A separate land deal in 2001 has come into play. The Land Bank purchased a 15-acre parcel and a 22-acre parcel along County Road, both next to the Southern Woodlands property. While those parcels were originally deeded to the town as open space in 2000, the person who deeded the land didn’t have title to it. The Land Bank eventually purchased the property from the title holders, but the Land Bank was never recorded as the owner on town assessor maps. That’s key, because the Land Bank as a nonprofit is exempt from property taxes, but with no change on the assessors’ map, a tax lien was placed on the property.

All of that appeared to be cleared up in 2018, when the board of selectmen approved a change of ownership and waived those back taxes. But despite the vote, the change in the assessors’ records never occurred.

This time it was the town that put the land deal on hold, because of a separate agreement between the Land Bank and the Oak Bluffs Water District about a public water supply sandwiched between the County Road parcels.

In its latest iteration, the Land Bank has agreed not to include that County Road parcel until the town figures out its water supply planning.

Both the town and the commission deserve some blame in the plodding pace of these negotiations. Only two letters have gone between the two government entities since that 2018 vote. That’s not negotiating. That’s playing out the clock.

And there’s a fair bit of incompetence at play here. The town accepted land without clear title, came up with a plan for the Land Bank to purchase that land from the owner who did hold title, and then didn’t properly record the Land Bank as the proper owner of record for years.
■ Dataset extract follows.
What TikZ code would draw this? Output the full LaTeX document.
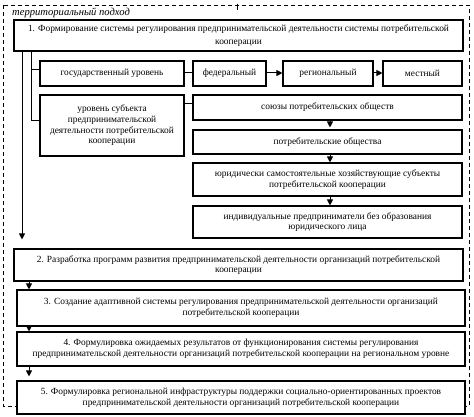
\documentclass[tikz,border=0pt]{standalone}
\usepackage{fontspec}
\setmainfont{Liberation Serif}
\usetikzlibrary{arrows.meta}
\begin{document}
\begin{tikzpicture}[x=1pt,y=-1pt,
  txt/.style={font=\fontsize{9.4}{10.7}\selectfont},
  box/.style={draw,line width=1.1pt,fill=white,align=center,inner sep=0pt,txt},
  link/.style={line width=1pt},
  arr/.style={line width=1pt,-{Triangle[width=6pt,length=6pt]}},
  frame/.style={line width=0.9pt,dash pattern=on 4pt off 3pt}]
\useasboundingbox (0,0) rectangle (474,417);
\draw[frame] (3,5) rectangle (469,406);
\coordinate (tt) at (237,4);
\coordinate (tb) at (237,10);
\draw[link] (tt) -- (tb);
\node[anchor=base west,inner sep=0pt,font=\fontsize{10.6}{12}\selectfont\itshape] (lbl) at (12,16) {территориальный подход};

\node[box,minimum width=449,minimum height=31] (b1) at (238.5,35.5) {1. Формирование системы регулирования предпринимательской деятельности системы потребительской\\[3pt]кооперации};

\node[box,minimum width=144,minimum height=25] (gos) at (112,73.5) {государственный уровень};
\node[box,minimum width=73,minimum height=25] (fed) at (229.5,73.5) {федеральный};
\node[box,minimum width=90,minimum height=25] (reg) at (328,73.5) {региональный};
\node[box,minimum width=79,minimum height=25] (mest) at (422.5,73.5) {местный};

\node[box,minimum width=144,minimum height=61] (subj) at (112,125.5) {уровень субъекта\\предпринимательской\\деятельности потребительской\\кооперации};

\node[box,minimum width=269,minimum height=25] (soyuz) at (327.5,107.5) {союзы потребительских обществ};
\node[box,minimum width=269,minimum height=24] (potreb) at (327.5,142) {потребительские общества};
\node[box,minimum width=269,minimum height=33] (yur) at (327.5,179.5) {юридически самостоятельные хозяйствующие субъекты\\потребительской кооперации};
\node[box,minimum width=269,minimum height=32] (ind) at (327.5,222) {индивидуальные предприниматели без образования\\юридического лица};

\node[box,minimum width=449,minimum height=32] (b2) at (238.5,265) {2. Разработка программ развития предпринимательской деятельности организаций потребительской\\кооперации};
\node[box,minimum width=448,minimum height=36] (b3) at (241,308) {3. Создание адаптивной системы регулирования предпринимательской деятельности организаций\\потребительской кооперации};
\node[box,minimum width=448,minimum height=34] (b4) at (241,349) {4. Формулировка ожидаемых результатов от функционирования системы регулирования\\предпринимательской деятельности организаций потребительской кооперации на региональном уровне};
\node[box,minimum width=448,minimum height=33] (b5) at (241,397.5) {5. Формулировка региональной инфраструктуры поддержки социально-ориентированных проектов\\предпринимательской деятельности организаций потребительской кооперации};

% left spines
\draw[link] (b1.south -| 31,0) -- (31,121) -- (subj.west |- 31,121);
\draw[link] (31,70) -- (gos.west |- 31,70);
\draw[arr,shorten >=9pt] (b1.south -| 22,0) -- (b2.north -| 22,0);

% horizontal chain
\draw[link] (gos.east |- 0,73) -- (fed.west |- 0,73);
\draw[arr] (fed.east |- 0,73) -- (reg.west |- 0,73);
\draw[arr] (reg.east |- 0,73) -- (mest.west |- 0,73);

% subject to right column
\draw[link] (subj.east |- 0,104) -- (soyuz.west |- 0,104);
\draw[arr,shorten >=2pt] (soyuz.south -| 330,0) -- (potreb.north -| 330,0);
\draw[arr] (potreb.south -| 330,0) -- (yur.north -| 330,0);
\draw[arr] (yur.south -| 330,0) -- (ind.north -| 330,0);

% main chain
\draw[arr] (b2.south -| 29,0) -- (b3.north -| 29,0);
\draw[arr] (b3.south -| 29,0) -- (b4.north -| 29,0);
\draw[arr,shorten >=4pt] (b4.south -| 29,0) -- (b5.north -| 29,0);
\end{tikzpicture}
\end{document}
Ultimately, both the town and Land Bank need to remember that what they do should be in the public interest. The ball is now in the town’s court, and we see no reason why they shouldn’t act quickly on the Land Bank’s compromise, and send this land swap off to the state legislature for final approval.

Once it’s finalized, let’s hope it doesn’t take another 16 years for the town to move on its promise to use this land to help ease the affordable housing crisis on the Island. Enough time has been wasted.